WHAT IS ASKED => Show every line in the entries below where the word "this" appears.
* begin MATERIAL FOR THE TASK *
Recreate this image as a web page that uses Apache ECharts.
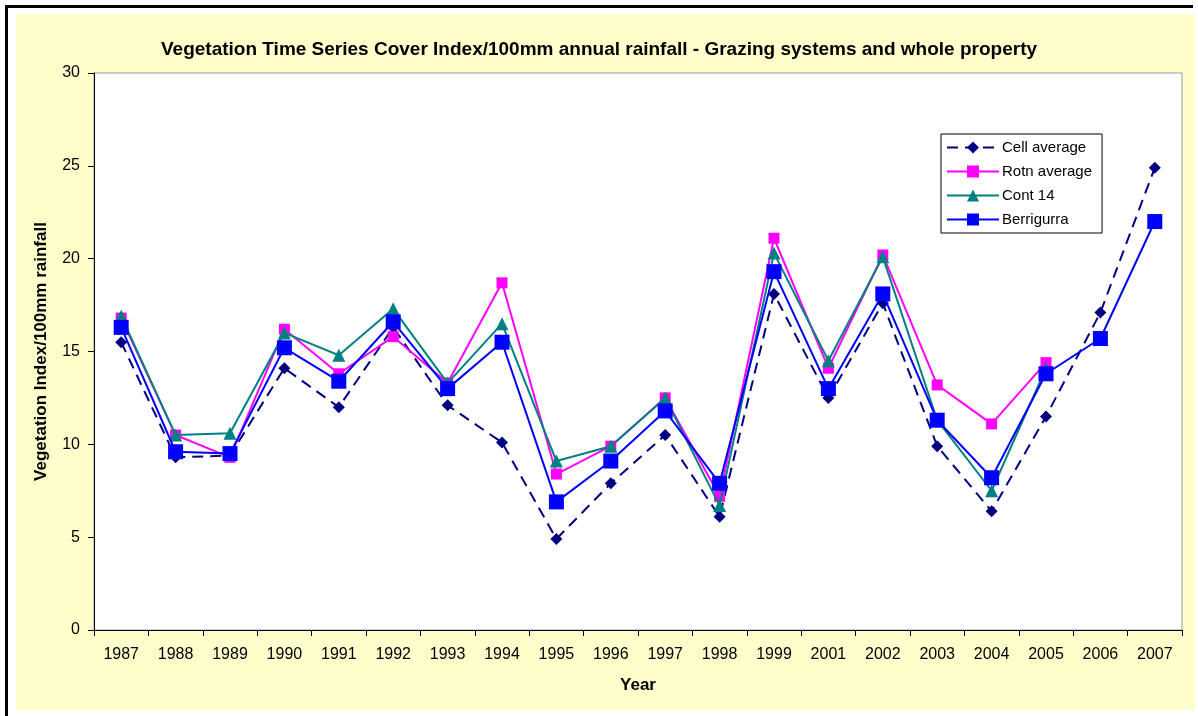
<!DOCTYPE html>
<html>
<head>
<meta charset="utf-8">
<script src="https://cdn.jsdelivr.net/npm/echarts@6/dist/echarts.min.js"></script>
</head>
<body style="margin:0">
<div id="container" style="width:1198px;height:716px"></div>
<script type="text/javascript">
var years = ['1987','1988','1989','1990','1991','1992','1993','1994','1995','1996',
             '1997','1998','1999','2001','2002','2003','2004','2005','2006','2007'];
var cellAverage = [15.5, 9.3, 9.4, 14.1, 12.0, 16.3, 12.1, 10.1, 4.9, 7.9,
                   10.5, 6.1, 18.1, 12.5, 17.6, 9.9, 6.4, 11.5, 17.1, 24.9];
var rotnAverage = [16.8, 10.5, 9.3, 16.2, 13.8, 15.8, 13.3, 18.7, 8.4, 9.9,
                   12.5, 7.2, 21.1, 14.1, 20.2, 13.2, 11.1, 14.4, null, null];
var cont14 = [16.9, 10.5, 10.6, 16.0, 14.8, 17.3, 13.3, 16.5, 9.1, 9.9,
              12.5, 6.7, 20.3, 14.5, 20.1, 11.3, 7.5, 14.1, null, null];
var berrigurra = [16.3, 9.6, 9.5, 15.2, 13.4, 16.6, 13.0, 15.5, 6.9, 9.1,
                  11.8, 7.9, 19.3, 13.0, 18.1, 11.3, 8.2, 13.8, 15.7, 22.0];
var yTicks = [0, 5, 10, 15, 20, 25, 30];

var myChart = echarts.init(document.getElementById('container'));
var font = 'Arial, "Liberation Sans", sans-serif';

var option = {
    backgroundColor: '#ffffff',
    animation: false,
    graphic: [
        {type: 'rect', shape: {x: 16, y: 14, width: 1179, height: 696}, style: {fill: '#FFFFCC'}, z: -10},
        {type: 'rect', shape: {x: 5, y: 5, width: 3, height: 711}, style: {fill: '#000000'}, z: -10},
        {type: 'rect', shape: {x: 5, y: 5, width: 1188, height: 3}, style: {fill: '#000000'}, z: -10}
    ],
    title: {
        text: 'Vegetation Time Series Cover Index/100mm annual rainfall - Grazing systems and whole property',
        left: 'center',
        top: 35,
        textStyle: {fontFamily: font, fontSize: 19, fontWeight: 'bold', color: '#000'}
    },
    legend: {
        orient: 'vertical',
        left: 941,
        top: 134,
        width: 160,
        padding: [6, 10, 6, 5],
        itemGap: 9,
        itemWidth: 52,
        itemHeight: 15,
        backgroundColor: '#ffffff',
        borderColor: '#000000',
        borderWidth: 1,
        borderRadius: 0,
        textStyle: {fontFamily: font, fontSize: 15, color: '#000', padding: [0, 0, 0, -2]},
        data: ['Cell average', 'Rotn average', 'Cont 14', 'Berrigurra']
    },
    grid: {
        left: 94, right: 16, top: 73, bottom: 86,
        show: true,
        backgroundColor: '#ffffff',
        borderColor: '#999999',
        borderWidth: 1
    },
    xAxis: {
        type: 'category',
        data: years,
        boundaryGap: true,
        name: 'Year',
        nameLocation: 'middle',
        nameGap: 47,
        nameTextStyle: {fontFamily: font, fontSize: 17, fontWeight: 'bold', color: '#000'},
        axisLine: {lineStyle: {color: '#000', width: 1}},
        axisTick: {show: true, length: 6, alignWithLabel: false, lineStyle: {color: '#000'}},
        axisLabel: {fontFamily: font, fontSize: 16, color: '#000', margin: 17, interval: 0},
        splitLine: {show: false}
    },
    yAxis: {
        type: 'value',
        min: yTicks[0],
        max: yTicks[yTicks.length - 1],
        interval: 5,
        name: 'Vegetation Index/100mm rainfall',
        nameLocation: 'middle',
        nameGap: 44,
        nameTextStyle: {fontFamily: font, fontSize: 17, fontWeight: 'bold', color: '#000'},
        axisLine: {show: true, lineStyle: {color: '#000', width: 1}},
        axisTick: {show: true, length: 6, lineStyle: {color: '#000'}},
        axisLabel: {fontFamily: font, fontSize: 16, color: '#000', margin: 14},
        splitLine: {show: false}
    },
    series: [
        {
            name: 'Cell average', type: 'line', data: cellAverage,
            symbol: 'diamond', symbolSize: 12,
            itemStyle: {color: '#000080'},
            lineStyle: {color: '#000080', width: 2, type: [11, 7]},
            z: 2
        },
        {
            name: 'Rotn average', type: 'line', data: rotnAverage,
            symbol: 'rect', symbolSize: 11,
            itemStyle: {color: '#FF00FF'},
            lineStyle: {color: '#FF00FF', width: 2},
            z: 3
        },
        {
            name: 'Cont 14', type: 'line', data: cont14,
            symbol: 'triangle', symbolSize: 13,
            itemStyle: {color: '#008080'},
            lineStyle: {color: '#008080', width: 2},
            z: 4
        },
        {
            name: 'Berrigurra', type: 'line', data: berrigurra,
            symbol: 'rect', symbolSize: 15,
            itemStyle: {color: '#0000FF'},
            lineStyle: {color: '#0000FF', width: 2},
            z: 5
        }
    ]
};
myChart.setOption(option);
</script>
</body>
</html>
* end MATERIAL FOR THE TASK *
* begin MATERIAL FOR THE TASK *
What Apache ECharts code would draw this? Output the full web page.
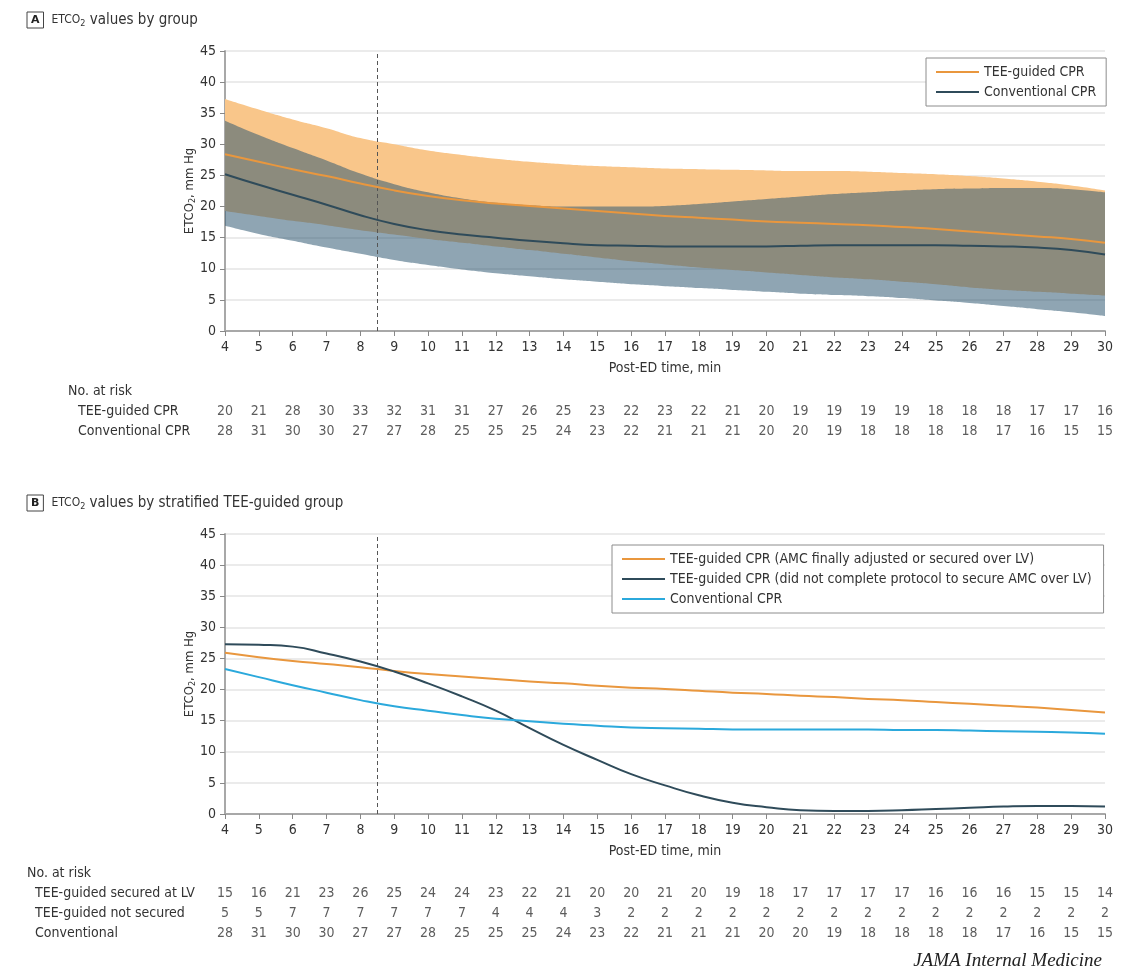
* end MATERIAL FOR THE TASK *
OUTPUT OF THE EXERCISE =>
Recreate this image as a web page that uses Apache ECharts.
What Apache ECharts code would draw this? Output the full web page.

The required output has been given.